Moving on... if you are retiring on January 31st and your telephone session is at the end of January or in some cases in February... doesn't that tell you something!!  So much for the "sending your retirement 3 months in advance... so how's that working as it related to the early out... NOT.  Like I said in the beginning, this was not going to be pretty. 

I have a few Q&A's for you:

Q 1.  Roseanne, I have been retired for 3 months and I have not received anything from OPM... no money, no letter, nothing. How do I know that I am retired and the paperwork was sent in for me.  Thanks, JL

A 1.  Hi JL,  The first thing is to attempt to go into liteblue, postal ease.  If you are able to access your information, you are still on the rolls.  If you are not, then at least the retirement Form 50 was cut.  But in that case, and you did not say, you should have received your Form 50 Retirement.  If you have that form 50, then you are OFF the rolls, but that is the extent of it so far.  OPM is overwhelmed with retirements right now to the tune of about 24,000.  I imagine its pretty busy up there.  The closer you sent in your retirement to the drop dead date, the longer this process will take for you to begin receiving communication from OPM and of course ultimately retirement money.  Roseanne

Q 2. Hi Roseanne, Thank you for taking the time to care enough about the rest of us still here and write the column, it is a breath of fresh air for many of us.  Sorry about your computer problems and hope you are able to continue writing to us and keeping us informed on retirement.  I do have one question, why is it that we have to call and talk with a retirement counselor over the phone that does not speak to us as individuals, but more as a group?  Many of us in our office talked about how limited the information is that we get on the phone and are as confused or more so after this session.  Carol

A 2. Hi Carol, First you are welcome, just call it a labor of love for my fellow postal employees.
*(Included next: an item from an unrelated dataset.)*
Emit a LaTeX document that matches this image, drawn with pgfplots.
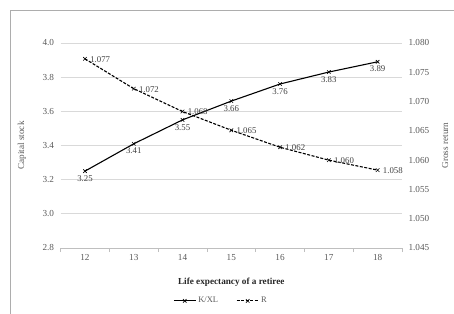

As far as the retirement session, this is a money saving venture for the post office.  When you consider that we had 100 districts and each had a Personnel Office, with staffing that was based upon the size of that particular district.  Using my office as an example, I had about 18 employees, and when HRSSC can into existence, we were allocated 2.  Using a round number of 25 as an average (25x100= 2500).  HRSSC began with a based of around 550, for ALL the HR functions.  Those 550 are the replacements for the 2500... simple math.  My opinion is and always has been, if you have worked for the organization long enough to retire, you deserve far more than a talk on the phone with 10 others from different states at the same time.  They didn't listen when I said this, obviously, but my opinion is still the same.  This is way too important to not have face to face interaction with the last biggest financial decision you probably will make in your adult life.  Just my 2 cents on that... but from my emails, there has not been ONE of you that think differently than I on this.